Apparaatinstellingen
De instellingen kunnen via de Mobeye Internet Portal worden gewijzigd. Klik daar-
toe op het icoon 'bewerken' en typ de beveiligingscode (fabrieksinstelling is '1111')
in. Zie hoofdstuk 5 voor de beschrijving per instelling.
Na het opslaan van de nieuwe instellingen, dienen ze door het apparaat te worden
opgehaald, ofwel te worden gesynchroniseerd. Zie 4.6 voor meer uitleg over het
synchroniseren.
In het blok 'apparaat' staan de naam en de locatie van het apparaat en kunnen hier
worden gewijzigd.
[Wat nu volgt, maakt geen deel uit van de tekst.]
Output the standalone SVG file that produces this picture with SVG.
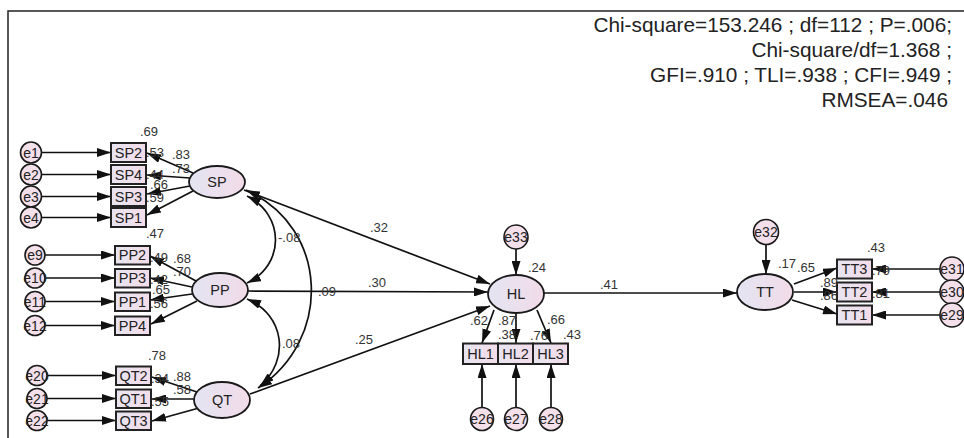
<svg xmlns="http://www.w3.org/2000/svg" width="964" height="438" viewBox="0 0 964 438">
<defs>
<linearGradient id="gEll" x1="0" y1="0" x2="1" y2="0">
<stop offset="0" stop-color="#e4e4f2"/><stop offset="1" stop-color="#f2dbe8"/>
</linearGradient>
<linearGradient id="gBox" x1="0" y1="0" x2="1" y2="0">
<stop offset="0" stop-color="#e8e4f1"/><stop offset="1" stop-color="#f3dde9"/>
</linearGradient>
<marker id="ah" viewBox="0 0 14 9" refX="14" refY="4.5" markerWidth="14" markerHeight="9" markerUnits="userSpaceOnUse" orient="auto-start-reverse">
<path d="M0,0 L14,4.5 L0,9 z" fill="#111"/>
</marker>
<style>
.box{fill:url(#gBox);stroke:#222;stroke-width:2}
.ell{fill:url(#gEll);stroke:#1a1a1a;stroke-width:1.8}
.err{fill:#f3e0ea;stroke:#1a1a1a;stroke-width:1.6}
.t{font-family:"Liberation Sans",Arial,sans-serif;font-size:14.5px;fill:#222;text-anchor:middle}
.te{font-family:"Liberation Sans",Arial,sans-serif;font-size:14px;fill:#222;text-anchor:middle}
.n{font-family:"Liberation Sans",Arial,sans-serif;font-size:13px;fill:#333}
.fit{font-family:"Liberation Sans",Arial,sans-serif;font-size:20.8px;fill:#222;text-anchor:end}
.a{fill:none;stroke:#111;stroke-width:1.7;marker-end:url(#ah)}
.b{fill:none;stroke:#111;stroke-width:1.7;marker-start:url(#ah);marker-end:url(#ah)}
.frame{fill:none;stroke:#222;stroke-width:1.5}
</style>
</defs>
<rect x="0" y="0" width="964" height="438" fill="#fff"/>
<path class="frame" d="M8,438 L8,11 L964,11"/>

<g id="fit">
<text class="fit" x="952" y="32">Chi-square=153.246 ; df=112 ; P=.006;</text>
<text class="fit" x="952" y="57">Chi-square/df=1.368 ;</text>
<text class="fit" x="952" y="82">GFI=.910 ; TLI=.938 ; CFI=.949 ;</text>
<text class="fit" x="948" y="107">RMSEA=.046</text>
</g>

<g id="connectors">
<line class="a" x1="41.5" y1="152.5" x2="111" y2="152.5"/>
<line class="a" x1="41.5" y1="174.5" x2="111" y2="174.5"/>
<line class="a" x1="41.5" y1="196.5" x2="111" y2="196.5"/>
<line class="a" x1="41.5" y1="217.5" x2="111" y2="217.5"/>
<line class="a" x1="193" y1="173" x2="147" y2="153"/>
<line class="a" x1="190" y1="178" x2="147" y2="175"/>
<line class="a" x1="190" y1="186" x2="147" y2="194"/>
<line class="a" x1="193" y1="191" x2="147" y2="215"/>
<line class="a" x1="45" y1="255" x2="115" y2="255"/>
<line class="a" x1="45" y1="278" x2="115" y2="278"/>
<line class="a" x1="45" y1="301.5" x2="115" y2="301.5"/>
<line class="a" x1="45" y1="325.5" x2="115" y2="325.5"/>
<line class="a" x1="196" y1="281" x2="150" y2="256"/>
<line class="a" x1="192" y1="287" x2="150" y2="278"/>
<line class="a" x1="192" y1="294" x2="150" y2="300"/>
<line class="a" x1="197" y1="301" x2="151" y2="324"/>
<line class="a" x1="47" y1="375.5" x2="116" y2="375.5"/>
<line class="a" x1="47" y1="398.5" x2="116" y2="398.5"/>
<line class="a" x1="47" y1="420.5" x2="116" y2="420.5"/>
<line class="a" x1="197" y1="392" x2="152" y2="377"/>
<line class="a" x1="194" y1="399" x2="152" y2="399"/>
<line class="a" x1="199" y1="408" x2="152" y2="421"/>
<path class="b" d="M247,196 C285,215 285,265 247,283"/>
<path class="b" d="M246,190 C330,228 332,340 258,388"/>
<path class="b" d="M247,299 C285,315 290,360 260,386"/>
<line class="a" x1="244" y1="190" x2="490" y2="284"/>
<line class="a" x1="248" y1="291" x2="488" y2="292"/>
<line class="a" x1="250" y1="394" x2="490" y2="306"/>
<line class="a" x1="544" y1="293" x2="737" y2="293"/>
<line class="a" x1="516" y1="249" x2="516" y2="275"/>
<line class="a" x1="494" y1="310" x2="482" y2="343"/>
<line class="a" x1="516" y1="313" x2="516" y2="343"/>
<line class="a" x1="537" y1="310" x2="551" y2="343"/>
<line class="a" x1="482" y1="407" x2="482" y2="364"/>
<line class="a" x1="516" y1="407" x2="516" y2="364"/>
<line class="a" x1="551" y1="407" x2="551" y2="364"/>
<line class="a" x1="766" y1="244" x2="766" y2="274"/>
<line class="a" x1="794" y1="284" x2="837" y2="268"/>
<line class="a" x1="794" y1="292" x2="837" y2="292"/>
<line class="a" x1="792" y1="300" x2="837" y2="314"/>
<line class="a" x1="940" y1="269" x2="872" y2="269"/>
<line class="a" x1="940" y1="292" x2="872" y2="292"/>
<line class="a" x1="940" y1="315" x2="872" y2="315"/>
</g>

<g id="SP"><ellipse class="ell" cx="217" cy="182" rx="28" ry="16"/><text class="t" x="217" y="187">SP</text></g>
<g id="PP"><ellipse class="ell" cx="220" cy="290" rx="28" ry="17"/><text class="t" x="220" y="295">PP</text></g>
<g id="QT"><ellipse class="ell" cx="222" cy="400" rx="28" ry="18"/><text class="t" x="222" y="405">QT</text></g>
<g id="HL"><ellipse class="ell" cx="516" cy="294" rx="28" ry="19"/><text class="t" x="516" y="299">HL</text></g>
<g id="TT"><ellipse class="ell" cx="765" cy="292" rx="28" ry="18"/><text class="t" x="765" y="297">TT</text></g>

<g id="SP2"><rect class="box" x="111" y="143" width="35" height="19"/><text class="t" x="128.5" y="157.5">SP2</text></g>
<g id="SP4"><rect class="box" x="111" y="165" width="35" height="19"/><text class="t" x="128.5" y="179.5">SP4</text></g>
<g id="SP3"><rect class="box" x="111" y="187" width="35" height="19"/><text class="t" x="128.5" y="201.5">SP3</text></g>
<g id="SP1"><rect class="box" x="111" y="208" width="35" height="19"/><text class="t" x="128.5" y="222.5">SP1</text></g>
<g id="PP2"><rect class="box" x="115" y="246" width="35" height="18.5"/><text class="t" x="132.5" y="260">PP2</text></g>
<g id="PP3"><rect class="box" x="115" y="269" width="35" height="18.5"/><text class="t" x="132.5" y="283">PP3</text></g>
<g id="PP1"><rect class="box" x="115" y="292.5" width="35" height="18.5"/><text class="t" x="132.5" y="306.5">PP1</text></g>
<g id="PP4"><rect class="box" x="115" y="316.5" width="35" height="18.5"/><text class="t" x="132.5" y="330.5">PP4</text></g>
<g id="QT2"><rect class="box" x="116" y="366.5" width="35" height="18.5"/><text class="t" x="133.5" y="380.5">QT2</text></g>
<g id="QT1"><rect class="box" x="116" y="389.5" width="35" height="18.5"/><text class="t" x="133.5" y="403.5">QT1</text></g>
<g id="QT3"><rect class="box" x="116" y="411.5" width="35" height="18.5"/><text class="t" x="133.5" y="425.5">QT3</text></g>
<g id="HL1"><rect class="box" x="463" y="343.5" width="35" height="20.5"/><text class="t" x="480.5" y="358.5">HL1</text></g>
<g id="HL2"><rect class="box" x="498" y="343.5" width="35" height="20.5"/><text class="t" x="515.5" y="358.5">HL2</text></g>
<g id="HL3"><rect class="box" x="533" y="343.5" width="35" height="20.5"/><text class="t" x="550.5" y="358.5">HL3</text></g>
<g id="TT3"><rect class="box" x="837" y="259.5" width="35" height="19"/><text class="t" x="854.5" y="274">TT3</text></g>
<g id="TT2"><rect class="box" x="837" y="282.5" width="35" height="19"/><text class="t" x="854.5" y="297">TT2</text></g>
<g id="TT1"><rect class="box" x="837" y="305.5" width="35" height="19"/><text class="t" x="854.5" y="320">TT1</text></g>

<g id="e1"><circle class="err" cx="31" cy="152.5" r="10.5"/><text class="te" x="31" y="157.5">e1</text></g>
<g id="e2"><circle class="err" cx="31" cy="174.5" r="10.5"/><text class="te" x="31" y="179.5">e2</text></g>
<g id="e3"><circle class="err" cx="31" cy="196.5" r="10.5"/><text class="te" x="31" y="201.5">e3</text></g>
<g id="e4"><circle class="err" cx="31" cy="217.5" r="10.5"/><text class="te" x="31" y="222.5">e4</text></g>
<g id="e9"><circle class="err" cx="35" cy="255" r="10"/><text class="te" x="35" y="260">e9</text></g>
<g id="e10"><circle class="err" cx="35" cy="278" r="10"/><text class="te" x="35" y="283">e10</text></g>
<g id="e11"><circle class="err" cx="35" cy="301.5" r="10"/><text class="te" x="35" y="306.5">e11</text></g>
<g id="e12"><circle class="err" cx="35" cy="325.5" r="10"/><text class="te" x="35" y="330.5">e12</text></g>
<g id="e20"><circle class="err" cx="37" cy="375.5" r="10"/><text class="te" x="37" y="380.5">e20</text></g>
<g id="e21"><circle class="err" cx="37" cy="398.5" r="10"/><text class="te" x="37" y="403.5">e21</text></g>
<g id="e22"><circle class="err" cx="37" cy="420.5" r="10"/><text class="te" x="37" y="425.5">e22</text></g>
<g id="e33"><circle class="err" cx="516" cy="237" r="12"/><text class="te" x="516" y="242">e33</text></g>
<g id="e26"><circle class="err" cx="482" cy="419" r="11.5"/><text class="te" x="482" y="424">e26</text></g>
<g id="e27"><circle class="err" cx="516" cy="419" r="11.5"/><text class="te" x="516" y="424">e27</text></g>
<g id="e28"><circle class="err" cx="551" cy="419" r="11.5"/><text class="te" x="551" y="424">e28</text></g>
<g id="e32"><circle class="err" cx="766" cy="232" r="12.5"/><text class="te" x="766" y="237">e32</text></g>
<g id="e31"><circle class="err" cx="952" cy="269" r="12"/><text class="te" x="952" y="274">e31</text></g>
<g id="e30"><circle class="err" cx="952" cy="292" r="12"/><text class="te" x="952" y="297">e30</text></g>
<g id="e29"><circle class="err" cx="952" cy="315" r="12"/><text class="te" x="952" y="320">e29</text></g>

<g id="labels">
<text class="n" x="140" y="136">.69</text>
<text class="n" x="146" y="157">.53</text>
<text class="n" x="172" y="159">.83</text>
<text class="n" x="172" y="173">.73</text>
<text class="n" x="146" y="179">.44</text>
<text class="n" x="150" y="189">.66</text>
<text class="n" x="146" y="202">.59</text>
<text class="n" x="146" y="238">.47</text>
<text class="n" x="150" y="262">.49</text>
<text class="n" x="173" y="263">.68</text>
<text class="n" x="173" y="276">.70</text>
<text class="n" x="150" y="284">.42</text>
<text class="n" x="152" y="294">.65</text>
<text class="n" x="150" y="308">.56</text>
<text class="n" x="148" y="360">.78</text>
<text class="n" x="151" y="383">.34</text>
<text class="n" x="173" y="381">.88</text>
<text class="n" x="173" y="394">.58</text>
<text class="n" x="151" y="406">.55</text>
<text class="n" x="278" y="242">-.08</text>
<text class="n" x="318" y="296">.09</text>
<text class="n" x="282" y="348">.08</text>
<text class="n" x="370" y="232">.32</text>
<text class="n" x="368" y="287">.30</text>
<text class="n" x="355" y="344">.25</text>
<text class="n" x="600" y="289">.41</text>
<text class="n" x="528" y="272">.24</text>
<text class="n" x="470" y="325">.62</text>
<text class="n" x="498" y="325">.87</text>
<text class="n" x="498" y="339">.38</text>
<text class="n" x="530" y="340">.76</text>
<text class="n" x="547" y="324">.66</text>
<text class="n" x="563" y="339">.43</text>
<text class="n" x="778" y="268">.17</text>
<text class="n" x="797" y="272">.65</text>
<text class="n" x="867" y="252">.43</text>
<text class="n" x="872" y="275">.79</text>
<text class="n" x="820" y="287">.89</text>
<text class="n" x="872" y="298">.81</text>
<text class="n" x="820" y="300">.86</text>
</g>
</svg>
Deze teksten worden in ieder sms-bericht en e-mailbericht
vermeld om het apparaat te duiden. Er is een vrije tekst beschikbaar als intern
opmerkingenveld. Deze wordt niet in meldingen meegenomen.
Alarmdoormelding
In het blok 'Contacten voor tekstberichten' zet u de contactpersonen die alarm- en
serviceberichten ontvangen via sms-bericht en/of e-mail. Serviceberichten kunnen
waarschuwingen zijn over gemiste testmeldingen en lage batterijspanning.
Om een contactpersoon toe te voegen, dient deze eerst als contact aangelegd te
zijn. Dit kan via de + of in het hoofdmenu onder de blauwe tab Contacten.
In het blok 'Alarmoproepen vanuit apparaat' worden de (max. 5) alarmnummers
ingesteld, die direct vanuit de unit worden gebeld. Na het opslaan dienen de
alarmnummers door het apparaat te worden opgehaald, oftewel te worden
gesynchroniseerd. Zie 4.6 voor meer uitleg over het synchroniseren.
Tips:
- Voeg altijd een contact in om serviceberichten per e-mail te ontvangen.
- Laat pas na de testfase sms-berichten versturen, om de sms-credits te sparen.
Berichtteksten
In de berichtteksten staat per gebeurtenis de tekst die, naast de naam en de
locatie, wordt opgenomen in de sms-berichten en e-mailberichten. Deze teksten
kunnen worden aangepast naar een eigen tekst.